Under Section 244 of the Immigration and Nationality Act, suspension of deportation may be granted if (1) the applicant has been physically present in the United States for a continuous period of at least seven years, (2) the applicant has been and is a person of good moral character, and (3) "deportation would, in the opinion of the Attorney General, result in extreme hardship" to the applicant or to a spouse, parent, or child who is a citizen of the United States or permanent resident alien. 8 U.S.C. § 1254(a)(1) (repealed 1996). This is the statute under which Valenzuela-Alcantar applied for suspension of deportation.

17

B. Whether Decisions Under Section 244 Are Discretionary

18

The immigration judge's determination that Valenzuela-Alcantar had not proven "extreme hardship" is a decision made under Section 244 of the Immigration and Nationality Act. See, e.g., Bernal-Vallejo v. I.N.S., 195 F.3d 56, 61 (1st Cir.1999).

19

That determination is also "discretionary," demanding an exercise of judgment over and above mere ascertainment of facts. Indeed, the language of the statute expressly commits the "extreme hardship" determination to "the opinion of the Attorney General." 8 U.S.C. § 1254(a)(1) (repealed 1996); Kalaw, 133 F.3d at 1152 (quoting Carnalla-Munoz v. I.N.S., 627 F.2d 1004, 1006 (9th Cir.1980) ("Extreme hardship is by the express terms of the statute a discretionary determination.")).
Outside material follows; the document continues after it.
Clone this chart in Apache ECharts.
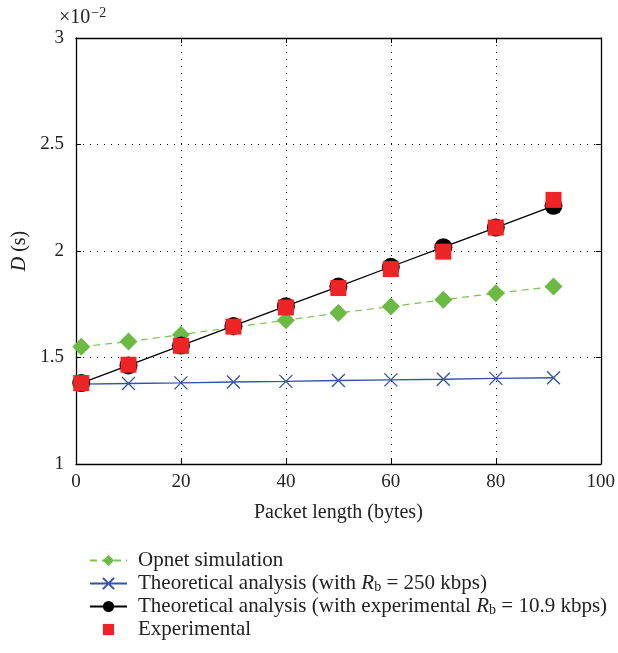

Immigration judges and the Board of Immigration Appeals are designees of the Attorney General and thus are governed by provisions regarding the Attorney General. See 8 C.F.R. § 3.10. Hence, we conclude that immigration judges and the Board of Immigration Appeals make discretionary decisions when addressing "extreme hardship" under Section 244.

20

In addition to the Ninth Circuit in Kalaw, every other circuit to have considered the question has concluded that the "extreme hardship" determination under § 244 is a discretionary one. Kalkouli v. Ashcroft, 282 F.3d 202, 204 (2d Cir.2002); Okpa v. I.N.S., 266 F.3d 313, 317 (4th Cir.2001); Al Najjar v. Ashcroft, 257 F.3d 1262, 1298 (11th Cir.2001); Escalera v. INS, 222 F.3d 753, 755 (10th Cir.2000); Bernal-Vallejo, 195 F.3d at 63; Moosa v. I.N.S., 171 F.3d 994, 1012 (5th Cir.1999); Skutnik v. INS, 128 F.3d 512, 514 (7th Cir.1997). We have not yet characterized the extreme hardship determination but now agree with our sister circuits that it is discretionary.

IV.

21

It follows, in accordance with Section 309(c)(4)(E) of the Immigration Reform Act, that the immigration judge's determination of the "extreme hardship" issue is not subject to judicial review. See, Kalkouli, 282 F.3d at 204; Okpa, 266 F.3d at 317; Najjar, 257 F.3d at 1298; Escalera, 222 F.3d at 755-56; Bernal-Vallejo, 195 F.3d at 63; Moosa, 171 F.3d at 1010; Kalaw, 133 F.3d at 1152; Skutnik, 128 F.3d at 514.

22

Valenzuela-Alcantar's petition is based solely upon a claimed abuse of discretion in the immigration judge's decision that the petitioner did not make the required showing of extreme hardship. In discussing the standard of review, Valenzuela-Alcantar asserts that the Immigration Reform Act bars review of any judgment "regarding the granting of relief" as opposed to denial of relief. See IIRIRA § 306(a)(2), 8 U.S.C. § 1252(a)(2)(B)(i)(Supp. V 2000)(emphasis added). This section of the Immigration Reform Act amends the Immigration and Nationality Act by adding new provisions. As discussed above, the new provisions do not apply except to cases commenced after April 1, 1997. For the instant case, begun before April 1, 1997, the transitional rules apply. Under the applicable transitional rules, review of a discretionary decision is barred. Valenzuela-Alcantar raises no other issue on appeal.

23

For the preceding reasons, we DISMISS Valenzuela-Alcantar's petition for review for lack of subject matter jurisdiction.